Warning: mysql_error(): supplied argument is not a valid MySQL-Link resource on line 37
: You have an error in your SQL syntax; check the manual that corresponds to your MySQL server version for the right syntax to use near ''cars' (lineid INT NOT NULL AUTO_INCREMENT PRIMARY KEY, item TEXT, descrip TEXT,' at line 1


-- FORM ------------------------------

<form name="form1" method="post" action="<?php echo $editFormAction; ?>">
<input type="text" name="restname" size="70"/>
<input type="submit" name="Submit" value="Add Restaurant" />
<input type="hidden" name="MM_insert" value="form1">
</form>


-- PHP --------------------------------

<?php
function GetSQLValueString($theValue, $theType, $theDefinedValue = "", $theNotDefinedValue = "")
{
$theValue = (!get_magic_quotes_gpc()) ? addslashes($theValue) : $theValue;

switch ($theType) {
case "text":
$theValue = ($theValue != "") ? "'" . $theValue . "'" : "NULL";
break;
case "long":
case "int":
$theValue = ($theValue != "") ? intval($theValue) : "NULL";
break;
case "double":
$theValue = ($theValue != "") ? "'" . doubleval($theValue) . "'" : "NULL";
break;
case "date":
$theValue = ($theValue != "") ? "'" . $theValue . "'" : "NULL";
break;
case "defined":
$theValue = ($theValue != "") ? $theDefinedValue : $theNotDefinedValue;
break;
}
return $theValue;
}

$editFormAction = $_SERVER['PHP_SELF'];
if (isset($_SERVER['QUERY_STRING'])) {
$editFormAction .= "?" . htmlentities($_SERVER['QUERY_STRING']);
}

if ((isset($_POST["MM_insert"])) && ($_POST["MM_insert"] == "form1")) {
$insertSQL = sprintf("CREATE TABLE %s (lineid INT NOT NULL AUTO_INCREMENT PRIMARY KEY, item TEXT, descrip TEXT, price TEXT, empid INT(3))",
GetSQLValueString($_POST['restname'], "text"));

echo mysql_errno($insertSQL).":".mysql_error($insertSQL)."\n";

mysql_select_db($database_menusdb, $menusdb);
$Result = mysql_query($insertSQL, $menusdb) or die(mysql_error());

}
mysql_close($menusdb);
?>

[r937]

i don't do php but the error message

... near ''cars' (lineid INT ...

suggests that you are putting the table name inside single quotes, which is wrong

[kromey]

As far as your PHP errors go, you are trying to pass your SQL query to mysql_errno and mysql_error, which is wrong. You call them with no parameters to get information on the last error, just as you are doing on the line not generating a PHP error:

PHP Code:

$Result = mysql_query($insertSQL, $menusdb) or die(mysql_error()); 


[Contrid]

It looks like you are doing this :

Code sql:

CREATE TABLE 'cars'

...where you should be doing this :

Code sql:

CREATE TABLE `cars`

Notice the single quotes in the first query.

[r937]

yeah, what i said

the backticks i.e. `cars` are required only if the name is a reserved word or contains special characters, neither of which is the case here (nor should it ever be), so don't put them in

[superuser2]

Please get in the habit of using syntax hilighting on your code; it makes it much more readable especially to those of us who are used to it that way :-).
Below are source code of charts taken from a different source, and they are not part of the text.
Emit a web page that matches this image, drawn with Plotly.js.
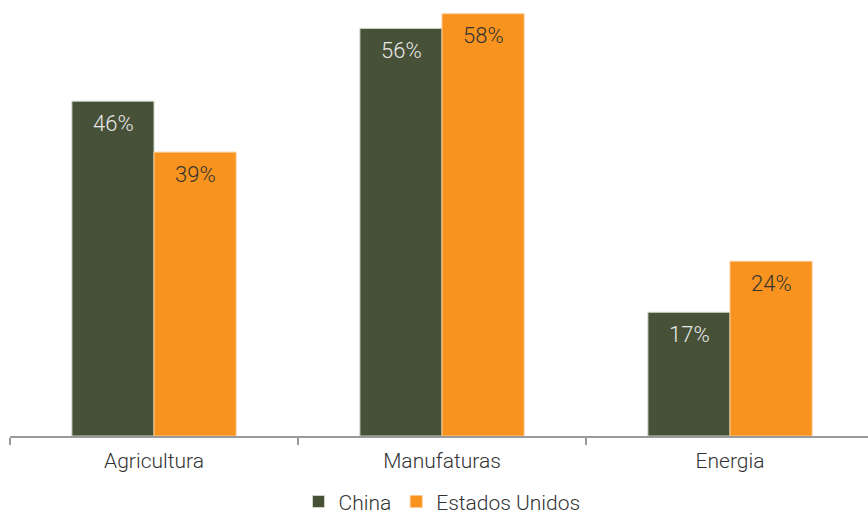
<!DOCTYPE html>
<html><head><meta charset="utf-8">
<script src="https://cdn.plot.ly/plotly-3.0.1.min.js"></script>
<style>html,body{margin:0;padding:0;background:#fff;overflow:hidden}#c{width:874px;height:515px}</style>
</head><body><div id="c"></div>
<script>
const categories = ["Agricultura", "Manufaturas", "Energia"];
const china = [46, 56, 17];
const eua = [39, 58, 24];
const seriesNames = ["China", "Estados Unidos"];

const FONT = "Roboto, 'Liberation Sans', Arial, sans-serif";
const W = 300;
const fmt = v => v + "%";

const traces = [
  {type:"bar", name:seriesNames[0], x:categories, y:china,
   marker:{color:"#465137", line:{color:"#cfd3c8", width:1}}, hoverinfo:"skip"},
  {type:"bar", name:seriesNames[1], x:categories, y:eua,
   marker:{color:"#F7931E", line:{color:"#fbc98f", width:1}}, hoverinfo:"skip"}
];

const labelAnn = (vals, shift, color) => vals.map((v, i) => ({
  x: categories[i], y: v, xref:"x", yref:"y", text: fmt(v), showarrow:false,
  xshift: shift, yshift:-22, yanchor:"middle", xanchor:"center",
  font:{family:FONT, size:22, weight:W, color:color}
}));

const layout = {
  width:874, height:515,
  margin:{l:10, r:0, t:0, b:79, autoexpand:false},
  paper_bgcolor:"#fff", plot_bgcolor:"#fff",
  font:{family:FONT, size:21, weight:W, color:"#333"},
  barmode:"group", bargap:0.43, bargroupgap:0,
  showlegend:true,
  legend:{orientation:"h", x:0.5, xanchor:"center", xref:"paper",
          y:-0.151, yref:"paper", yanchor:"middle",
          font:{family:FONT, size:21, weight:W, color:"#333"}, itemwidth:30, traceorder:"normal"},
  annotations: labelAnn(china, -41, "#e8e8e8").concat(labelAnn(eua, 41, "#333333")),
  xaxis:{showline:true, linecolor:"#9a9a9a", linewidth:2, ticks:"outside",
         tickson:"boundaries", ticklen:7, tickcolor:"#9a9a9a", tickwidth:2,
         ticklabelstandoff:5,
         tickfont:{family:FONT, size:21, weight:W, color:"#333"}, showgrid:false, zeroline:false, fixedrange:true},
  yaxis:{range:[0, 59.9], visible:false, showgrid:false, zeroline:false, fixedrange:true}
};

Plotly.newPlot("c", traces, layout, {displayModeBar:false, staticPlot:true});
</script></body></html>
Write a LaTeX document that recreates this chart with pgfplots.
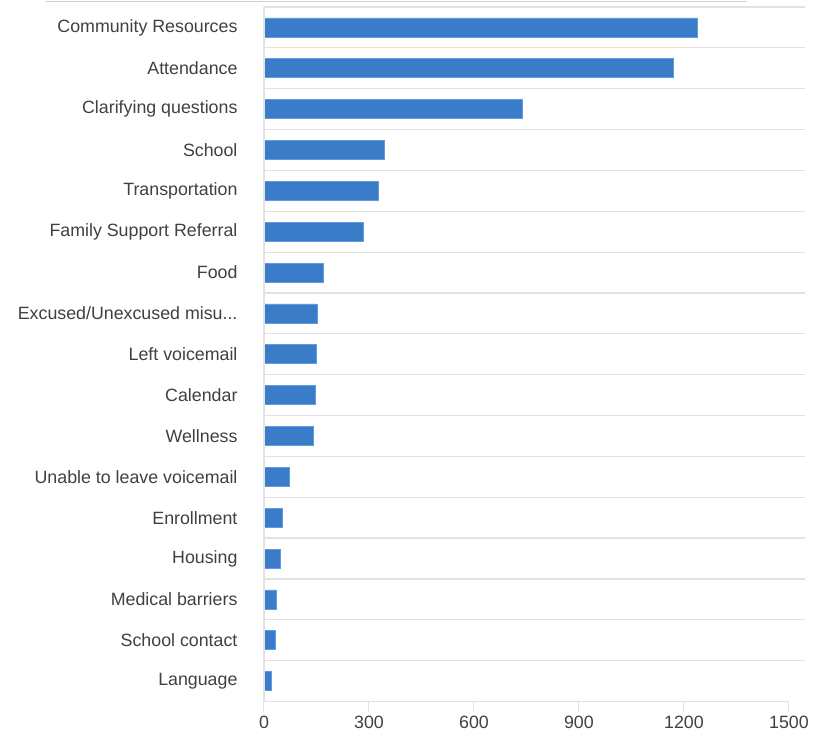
\documentclass[border=0pt]{standalone}
\usepackage{fontspec}
\setmainfont{Liberation Sans}
\usepackage{pgfplots}
\pgfplotsset{compat=1.18}

\definecolor{barfill}{HTML}{3B7CC8}
\definecolor{baredge}{HTML}{5E9BE0}
\definecolor{gridc}{HTML}{E2E2E2}
\definecolor{txt}{HTML}{404040}

\newcommand{\dotsx}{.\kern0pt.\kern0pt.}

\begin{document}
\begin{tikzpicture}
\begin{axis}[
    scale only axis,
    width=541pt, height=694.5pt,
    xbar, bar width=19pt,
    xmin=0, xmax=1546,
    ymin=-0.5, ymax=16.5,
    y dir=reverse,
    xtick={0,300,600,900,1200,1500},
    ytick={0,1,2,3,4,5,6,7,8,9,10,11,12,13,14,15,16},
    yticklabels={Community Resources, Attendance, Clarifying questions, School,
        Transportation, Family Support Referral, Food, Excused/Unexcused misu\dotsx,
        Left voicemail, Calendar, Wellness, Unable to leave voicemail, Enrollment,
        Housing, Medical barriers, School contact, Language},
    minor ytick={-0.5,0.5,1.5,2.5,3.5,4.5,5.5,6.5,7.5,8.5,9.5,10.5,11.5,12.5,13.5,14.5,15.5},
    yminorgrids,
    minor grid style={gridc, line width=1.2pt},
    axis line style={draw=none},
    xtick pos=bottom, ytick pos=left,
    tick align=outside,
    major tick length=10pt,
    minor tick length=0pt,
    xtick style={draw=gridc, line width=1pt},
    ytick style={draw=none},
    tick label style={font=\fontsize{17.8}{20}\selectfont, text=txt},
    yticklabel style={xshift=-13pt},
    xticklabel style={yshift=-1pt},
    /pgf/number format/assume math mode=true,
    /pgf/number format/1000 sep={},
    clip=false,
]
\addplot[fill=barfill, draw=baredge, line width=0.6pt] coordinates {
    (1237,0) (1171,1) (737,2) (343,3) (326,4) (283,5) (169,6) (151,7)
    (149,8) (146,9) (140,10) (71,11) (51,12) (46,13) (34,14) (31,15) (20,16)
};
\draw[gridc, line width=1.2pt] (axis cs:0,16.5) -- (axis cs:1500,16.5);
\draw[gridc, line width=1.2pt] (axis cs:0,-0.5) -- (axis cs:0,16.5);
\coordinate (sw) at (rel axis cs:0,0);
\coordinate (ne) at (rel axis cs:1,1);
\end{axis}
\draw[gridc!80!gray, line width=1pt] ([shift={(-218pt,5.5pt)}]sw |- ne) -- ([shift={(-58pt,5.5pt)}]ne);
\pgfresetboundingbox
\path ([shift={(-264pt,-38pt)}]sw) rectangle ([shift={(20pt,7pt)}]ne);
\end{tikzpicture}
\end{document}
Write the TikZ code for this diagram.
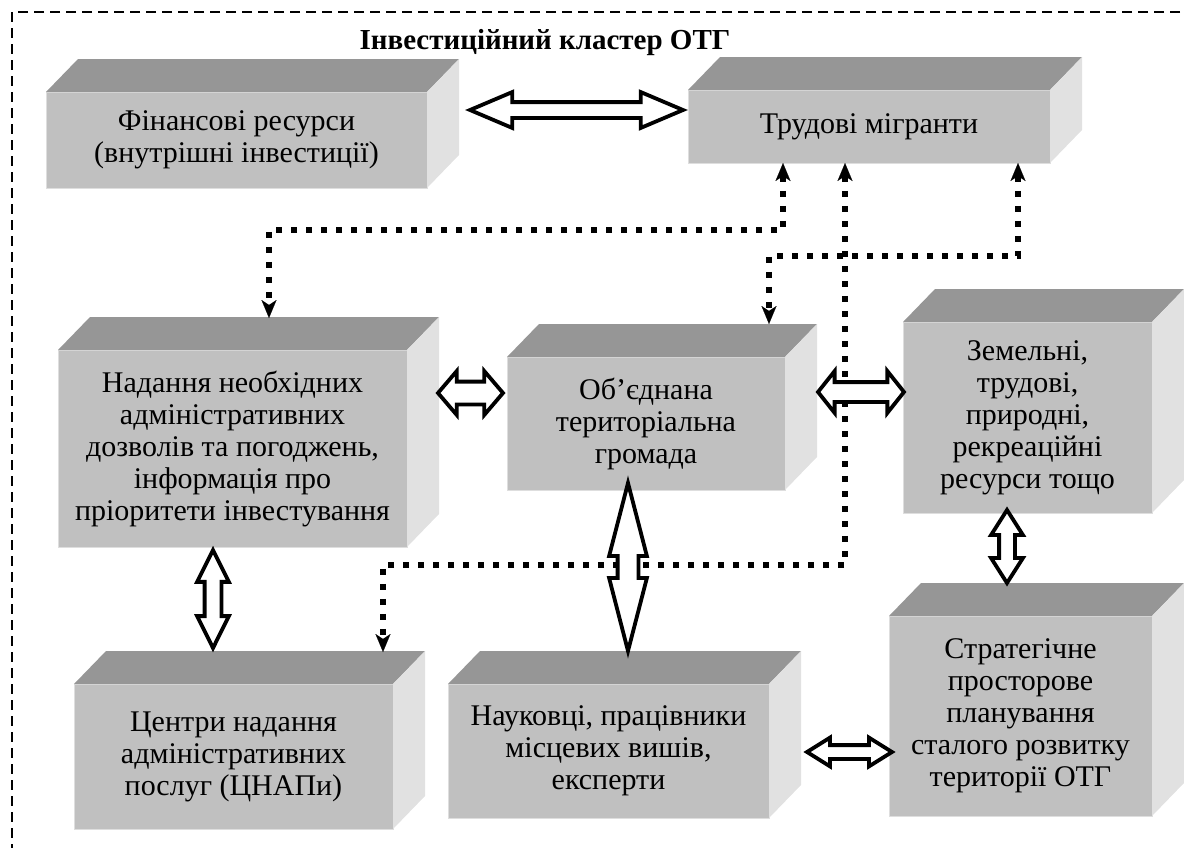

Do you really want to create tables based on user input? You might try reading up on one-to-many and many-to-many relationships if that's what your after.

[webnoob]

It seems very odd to have a table for each user restaurant, why not create a table called Restaurants and just insert all the users restaurants in there, give them all a unique Id and you are sorted for anything you could possibly want to do.